I got a phone call from the guy who is making this graphic novel into a screenplay soon to be a major motion picture, we hope. I had heard a lot about it and hadn’t read it, so I ILLed it from my local library, expecting great things. And while I am still looking forward to the movie, I can’t say as I enjoyed the comic. The story is great, but the illustration is computer-generated which just isn’t my taste. There’s also a metanarrative running through the entire story that I found sort of confusing and distracting. Plus the type is SMALL and while this has never been a problem for me in any other graphic novel, it was a problem here. So the book gets returned to the library, unread.
Fascinating topic but a bit too thesis-like and I could not get through it.
Wanted to like this book nut ultimately it was too chemistry-ish for me and seemed like it could have used some more editing (one story in the preface was repeated almost verbatim later in the book and it was not a short story). The stories themselves are interesting, learning how the periodic table has changed over time and arguments about naming and etc, but the author is a real chemistry nerd and I didn’t find his writing approachable enough to be able to keep moving through it.

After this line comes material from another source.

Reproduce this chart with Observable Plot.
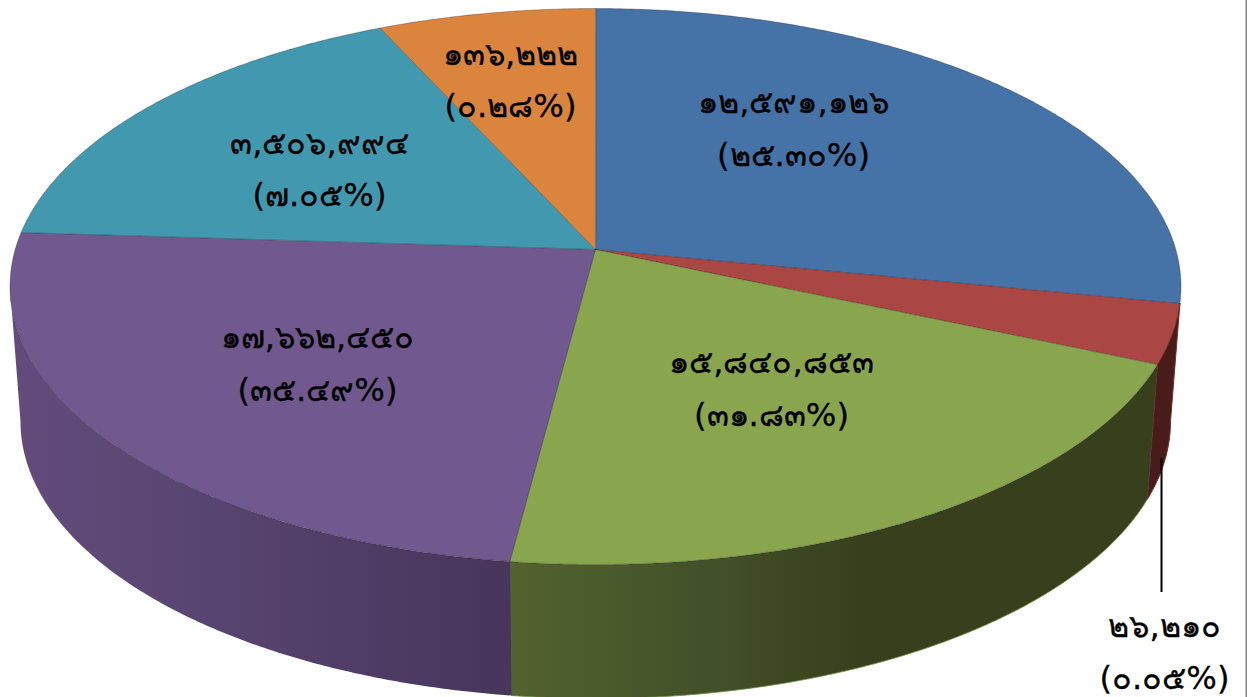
<!DOCTYPE html>
<html><head><meta charset="utf-8">
<script src="https://cdn.jsdelivr.net/npm/d3@7"></script>
<script src="https://cdn.jsdelivr.net/npm/@observablehq/plot@0.6"></script>
<style>html,body{margin:0;padding:0;background:#fff;overflow:hidden}svg{display:block}</style>
</head><body><div id="chart"></div>
<script>
// Slices, clockwise from 12 o'clock
const sliceNames = ["blue", "red", "green", "purple", "teal", "orange"];
// printed labels
const valueLabels = ["๑๒,๕๙๑,๑๒๖", "๒๖,๒๑๐", "๑๕,๘๔๐,๘๕๓", "๑๗,๖๖๒,๔๕๐", "๓,๕๐๖,๙๙๔", "๑๓๖,๒๒๒"];
const percentLabels = ["(๒๕.๓๐%)", "(๐.๐๕%)", "(๓๑.๘๓%)", "(๓๕.๔๙%)", "(๗.๐๕%)", "(๐.๒๘%)"];
// sweep of each slice as drawn in the picture (degrees on the ellipse)
const drawnSweep = [93.5, 12.8, 82.1, 92.8, 57.2, 21.6];

const faceColors = ["#4572A7", "#AA4643", "#89A54E", "#71588F", "#4198AF", "#DB843D"];
const topRim = {cx: 595, cy: 286, rx: 585.5, ry: 278};
const bottomRim = {cx: 595, cy: 421, rx: 575, ry: 277};
const apex = {x: 595, y: 249};
const labelAt = [[793, 102, 155], [1164, 626, 678], [771, 362, 415], [317, 337, 390], [319, 143, 195], [510, 54, 106]];

const pt = (rim, deg) => ({x: rim.cx + rim.rx * Math.cos(deg * Math.PI / 180), y: rim.cy + rim.ry * Math.sin(deg * Math.PI / 180)});
const arc = (rim, a, b) => { const n = Math.max(2, Math.ceil(Math.abs(b - a)) * 2); return d3.range(n + 1).map(i => pt(rim, a + (b - a) * i / n)); };

let start = -90;
const bounds = drawnSweep.map(s => { const r = [start, start + s]; start += s; return r; });

const faces = sliceNames.flatMap((name, i) => [apex, ...arc(topRim, bounds[i][0], bounds[i][1])].map(p => ({...p, name, color: faceColors[i]})));

// the purple wall runs a little under the green one so no seam shows between them
const purpleWall = [...arc(topRim, 180, bounds[3][0] - 0.5), ...arc(bottomRim, bounds[3][0] - 0.5, 180)];
const greenWall = [...arc(topRim, bounds[2][1], bounds[2][0]), ...arc(bottomRim, bounds[2][0], bounds[2][1])];
const redWall = [...arc(topRim, bounds[1][0], bounds[1][1]), ...arc(bottomRim, bounds[1][1], 0)];
const greenEdge = arc(bottomRim, bounds[2][0], bounds[2][1]);

const labels = valueLabels.flatMap((t, i) => [{text: t, x: labelAt[i][0], y: labelAt[i][1]}, {text: percentLabels[i], x: labelAt[i][0], y: labelAt[i][2]}]);

// wall shading stops: [fraction across the wall, colour]
const purpleStops = [[0, "#634c7c"], [0.4, "#584470"], [0.75, "#4e3b64"], [1, "#47355b"]];
const greenStops = [[0, "#53622e"], [0.3, "#43512a"], [0.55, "#383f1c"], [1, "#373f1d"]];
const gradients = () => {
  const defs = d3.create("svg:defs");
  for (const [id, stops] of [["purpleWall", purpleStops], ["greenWall", greenStops]]) {
    const g = defs.append("linearGradient").attr("id", id).attr("x1", 0).attr("x2", 1).attr("y1", 0).attr("y2", 0);
    for (const [o, c] of stops) g.append("stop").attr("offset", o).attr("stop-color", c);
  }
  return defs.node();
};

const chart = Plot.plot({
  width: 1247, height: 697, margin: 0,
  style: {background: "#fff"},
  x: {domain: [0, 1247], range: [0, 1247], axis: null},
  y: {domain: [0, 697], range: [0, 697], axis: null},
  marks: [
    gradients,
    Plot.line(redWall, {x: "x", y: "y", curve: "linear-closed", fill: "#481c1a", stroke: "#7a2c2a", strokeWidth: 1}),
    Plot.line(purpleWall, {x: "x", y: "y", curve: "linear-closed", fill: "url(#purpleWall)", stroke: "none"}),
    Plot.line(greenWall, {x: "x", y: "y", curve: "linear-closed", fill: "url(#greenWall)", stroke: "none"}),
    Plot.line(greenEdge, {x: "x", y: "y", stroke: "#6f8a40", strokeWidth: 1, strokeOpacity: 0.8}),
    Plot.line(faces, {x: "x", y: "y", z: "name", curve: "linear-closed", fill: {value: "color", scale: null}, stroke: "#000", strokeOpacity: 0.25, strokeWidth: 1}),
    Plot.ruleX([1246], {stroke: "#808080", strokeWidth: 2}),
    Plot.ruleX([1161], {y1: 458, y2: 592, stroke: "#000", strokeWidth: 2}),
    Plot.text(labels, {x: "x", y: "y", text: "text", fill: "#000", stroke: "#000", strokeWidth: 0.3, fontSize: 32.2, fontFamily: "'DejaVu Sans', 'Noto Sans', sans-serif", textAnchor: "middle", lineAnchor: "middle"})
  ]
});
document.getElementById("chart").append(chart);
</script></body></html>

Could not finish this book. Tried for a long time. Its a story about a guy who basically is having a hard time sorting out his life and winds up, through a series of sort of vague non-intention, in Japan at a monastery. Which ... ok. I guess I couldn’t really identify with him and identified a lot more with all the people around him who were put out by his vaguing around. Maybe a good book for someone else, not so much for me,
I thought this would be amusing relationship advice. It was mostly “Don’t get in a relationship” advice. Which is fine but not what I was looking for.